“in service of the play”

A post from Lyn Gardner on the Guardian theatre blog that might be useful to my current 1st year students:

Walk into the Royal Court upstairs to see Leo Butler’s Faces in the Crowd and you are in for a bit of a surprise. Back in the 1980s I recall the upstairs space being used with real imagination for the promenade premiere of Jim Cartwright’s Road, long before promenade performances were fashionable in British theatre.

In recent years we’ve become quite used to seeing the Court’s upstairs space configured in many ways or simply used as a bare space, and now it sometimes feels slightly disappointing when you walk through the door to be confronted by rows of seats. But William Fricker and Rae Smith’s design is something else. It turns the acting area into a sunken bear pit and places the audience around the edges looking down from a height as if observing dangerous animals in a zoo. It’s brilliant, but for a play about debts (monetary and emotional) I did wonder how much the whole shebang cost.

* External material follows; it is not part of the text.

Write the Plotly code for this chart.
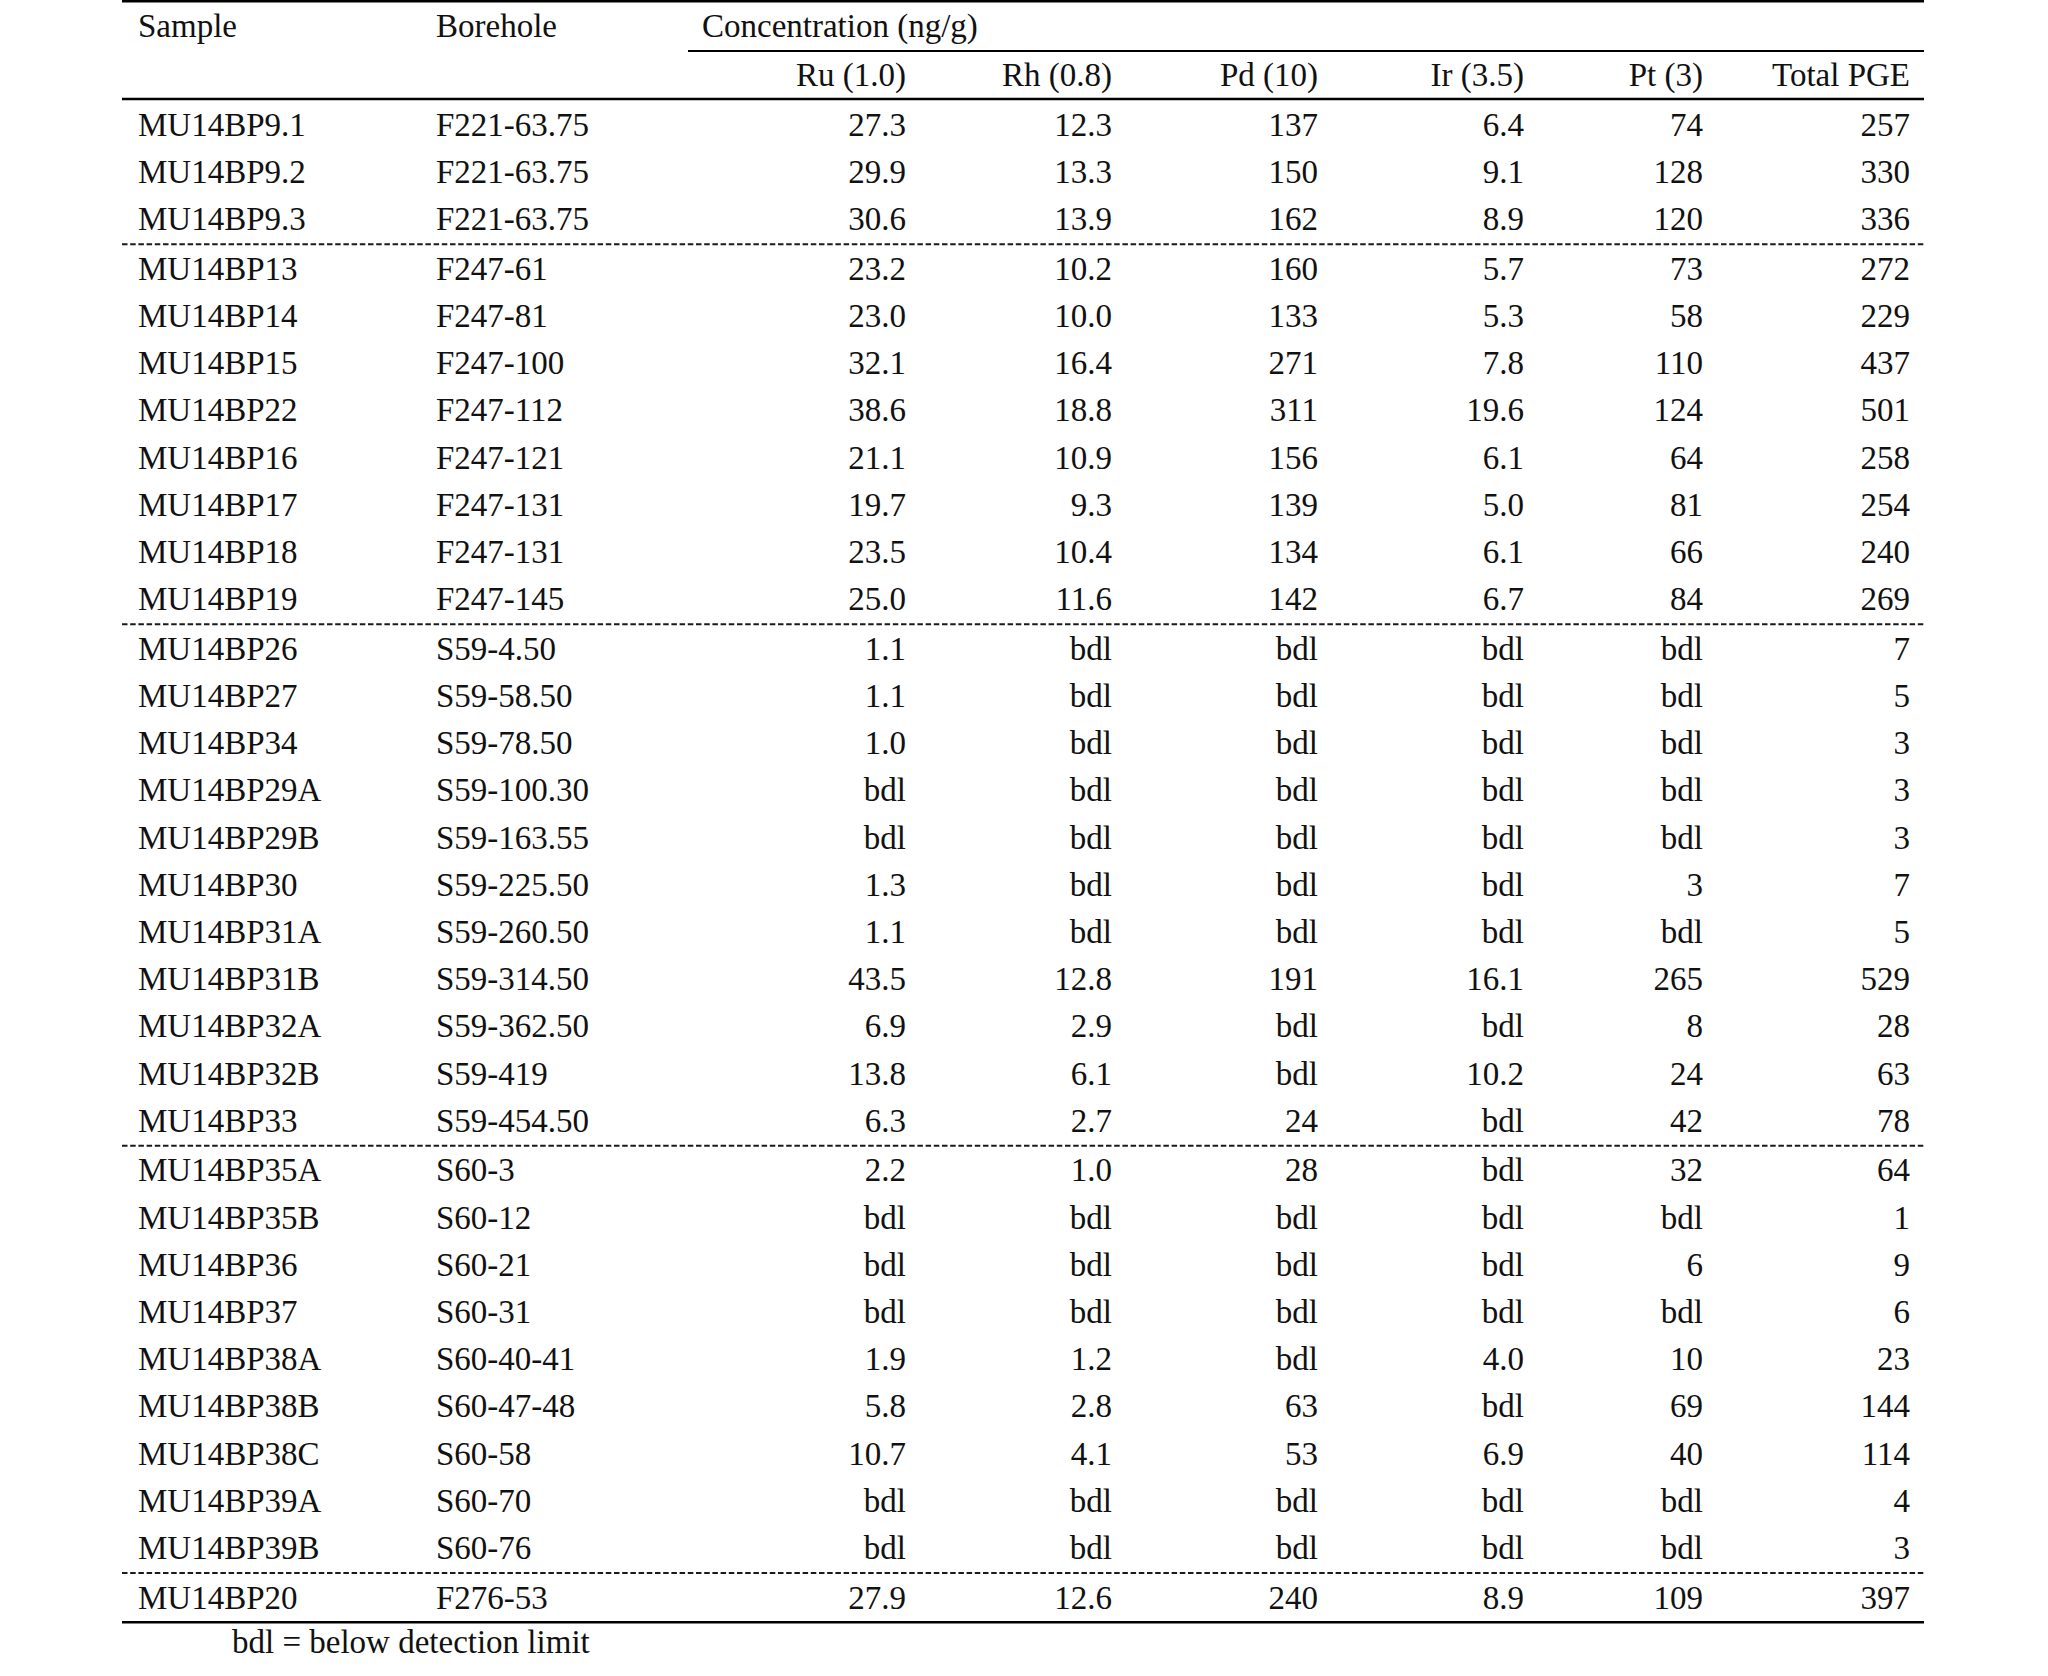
import plotly.graph_objects as go

# table data
samples = ['MU14BP9.1', 'MU14BP9.2', 'MU14BP9.3',
           'MU14BP13', 'MU14BP14', 'MU14BP15', 'MU14BP22', 'MU14BP16', 'MU14BP17', 'MU14BP18', 'MU14BP19',
           'MU14BP26', 'MU14BP27', 'MU14BP34', 'MU14BP29A', 'MU14BP29B', 'MU14BP30', 'MU14BP31A', 'MU14BP31B',
           'MU14BP32A', 'MU14BP32B', 'MU14BP33',
           'MU14BP35A', 'MU14BP35B', 'MU14BP36', 'MU14BP37', 'MU14BP38A', 'MU14BP38B', 'MU14BP38C',
           'MU14BP39A', 'MU14BP39B',
           'MU14BP20']
boreholes = ['F221-63.75', 'F221-63.75', 'F221-63.75',
             'F247-61', 'F247-81', 'F247-100', 'F247-112', 'F247-121', 'F247-131', 'F247-131', 'F247-145',
             'S59-4.50', 'S59-58.50', 'S59-78.50', 'S59-100.30', 'S59-163.55', 'S59-225.50', 'S59-260.50',
             'S59-314.50', 'S59-362.50', 'S59-419', 'S59-454.50',
             'S60-3', 'S60-12', 'S60-21', 'S60-31', 'S60-40-41', 'S60-47-48', 'S60-58', 'S60-70', 'S60-76',
             'F276-53']
ru = ['27.3', '29.9', '30.6',
      '23.2', '23.0', '32.1', '38.6', '21.1', '19.7', '23.5', '25.0',
      '1.1', '1.1', '1.0', 'bdl', 'bdl', '1.3', '1.1', '43.5', '6.9', '13.8', '6.3',
      '2.2', 'bdl', 'bdl', 'bdl', '1.9', '5.8', '10.7', 'bdl', 'bdl',
      '27.9']
rh = ['12.3', '13.3', '13.9',
      '10.2', '10.0', '16.4', '18.8', '10.9', '9.3', '10.4', '11.6',
      'bdl', 'bdl', 'bdl', 'bdl', 'bdl', 'bdl', 'bdl', '12.8', '2.9', '6.1', '2.7',
      '1.0', 'bdl', 'bdl', 'bdl', '1.2', '2.8', '4.1', 'bdl', 'bdl',
      '12.6']
pd_ = ['137', '150', '162',
       '160', '133', '271', '311', '156', '139', '134', '142',
       'bdl', 'bdl', 'bdl', 'bdl', 'bdl', 'bdl', 'bdl', '191', 'bdl', 'bdl', '24',
       '28', 'bdl', 'bdl', 'bdl', 'bdl', '63', '53', 'bdl', 'bdl',
       '240']
ir = ['6.4', '9.1', '8.9',
      '5.7', '5.3', '7.8', '19.6', '6.1', '5.0', '6.1', '6.7',
      'bdl', 'bdl', 'bdl', 'bdl', 'bdl', 'bdl', 'bdl', '16.1', 'bdl', '10.2', 'bdl',
      'bdl', 'bdl', 'bdl', 'bdl', '4.0', 'bdl', '6.9', 'bdl', 'bdl',
      '8.9']
pt = ['74', '128', '120',
      '73', '58', '110', '124', '64', '81', '66', '84',
      'bdl', 'bdl', 'bdl', 'bdl', 'bdl', '3', 'bdl', '265', '8', '24', '42',
      '32', 'bdl', '6', 'bdl', '10', '69', '40', 'bdl', 'bdl',
      '109']
total_pge = ['257', '330', '336',
             '272', '229', '437', '501', '258', '254', '240', '269',
             '7', '5', '3', '3', '3', '7', '5', '529', '28', '63', '78',
             '64', '1', '9', '6', '23', '144', '114', '4', '3',
             '397']
group_sizes = [3, 8, 11, 9, 1]

top_headers = ['Sample', 'Borehole', 'Concentration (ng/g)']
sub_headers = ['Ru (1.0)', 'Rh (0.8)', 'Pd (10)', 'Ir (3.5)', 'Pt (3)', 'Total PGE']
footnote = 'bdl = below detection limit'

# layout: x in page pixels, y in row units
FONT = dict(family='Liberation Serif, Times New Roman, serif', size=33, color='#111111')
GAP = 0.051   # extra space at each dashed separator
TXT = 0.055   # text sits a touch lower than the row centre
x_left = [138, 436]
x_right = [906, 1112, 1318, 1524, 1703, 1910]
x_conc = 702
x_line0, x_line1, x_under0 = 122, 1924, 688

group_of_row = [g for g, n in enumerate(group_sizes) for _ in range(n)]
row_y = [i + GAP * g for i, g in enumerate(group_of_row)]
text_y = [y + TXT for y in row_y]

fig = go.Figure()

def add_col(x, texts, ys, pos):
    fig.add_trace(go.Scatter(x=[x] * len(texts), y=ys, text=texts, mode='text',
                             textposition=pos, textfont=FONT, hoverinfo='skip',
                             showlegend=False))

add_col(x_left[0], samples, text_y, 'middle right')
add_col(x_left[1], boreholes, text_y, 'middle right')
for x, col in zip(x_right, [ru, rh, pd_, ir, pt, total_pge]):
    add_col(x, col, text_y, 'middle left')

# headers
y_head, y_sub = -2.1 + TXT, -1.05 + TXT
add_col(x_left[0], [top_headers[0]], [y_head], 'middle right')
add_col(x_left[1], [top_headers[1]], [y_head], 'middle right')
add_col(x_conc, [top_headers[2]], [y_head], 'middle right')
for x, h in zip(x_right, sub_headers):
    add_col(x, [h], [y_sub], 'middle left')

# footnote
add_col(232, [footnote], [row_y[-1] + 0.94 + TXT], 'middle right')

# rules
solid = dict(color='black', width=2.5)
fig.add_shape(type='line', x0=x_line0, x1=x_line1, y0=-2.625, y1=-2.625, line=dict(color='black', width=3))
fig.add_shape(type='line', x0=x_under0, x1=x_line1, y0=-1.57, y1=-1.57, line=dict(color='black', width=2))
fig.add_shape(type='line', x0=x_line0, x1=x_line1, y0=-0.55, y1=-0.55, line=solid)
end = 0
for g, n in enumerate(group_sizes[:-1]):
    end += n
    y = row_y[end - 1] + 0.5 + GAP / 2
    fig.add_shape(type='line', x0=x_line0, x1=x_line1, y0=y, y1=y,
                  line=dict(color='#1a1a1a', width=2, dash='5.5px,2.7px'))
y_bot = row_y[-1] + 0.52
fig.add_shape(type='line', x0=x_line0, x1=x_line1, y0=y_bot, y1=y_bot, line=solid)

ROW_PX = 47.2
y_top = -125 / ROW_PX
fig.update_xaxes(range=[0, 2048], visible=False, fixedrange=True)
fig.update_yaxes(range=[y_top + 1676 / ROW_PX, y_top], visible=False, fixedrange=True)
fig.update_layout(width=2048, height=1676, margin=dict(l=0, r=0, t=0, b=0),
                  plot_bgcolor='white', paper_bgcolor='white')

# drop the default body margin so the top rule can sit at the very top edge
fig.write_html("out.html", config={'displayModeBar': False},
               post_script="document.body.style.margin = '0px';")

It is a hugely effective device that creates a feeling of being a voyeur as you peer down, but is the design of the play more interesting than the play itself? Is it genuinely in service of the play or there to disguise the play’s deficiencies - or make it seem more than it is?

And there’s that recurring question: how do the specific decisions you make in staging service the play? How do they relate to what you want that performance to achieve?

If you like, it’s part of an exercise in broader consciousness raising: realising that conventions of performance are not accidental or incidental, but choices to be made rather than default positions to be assumed.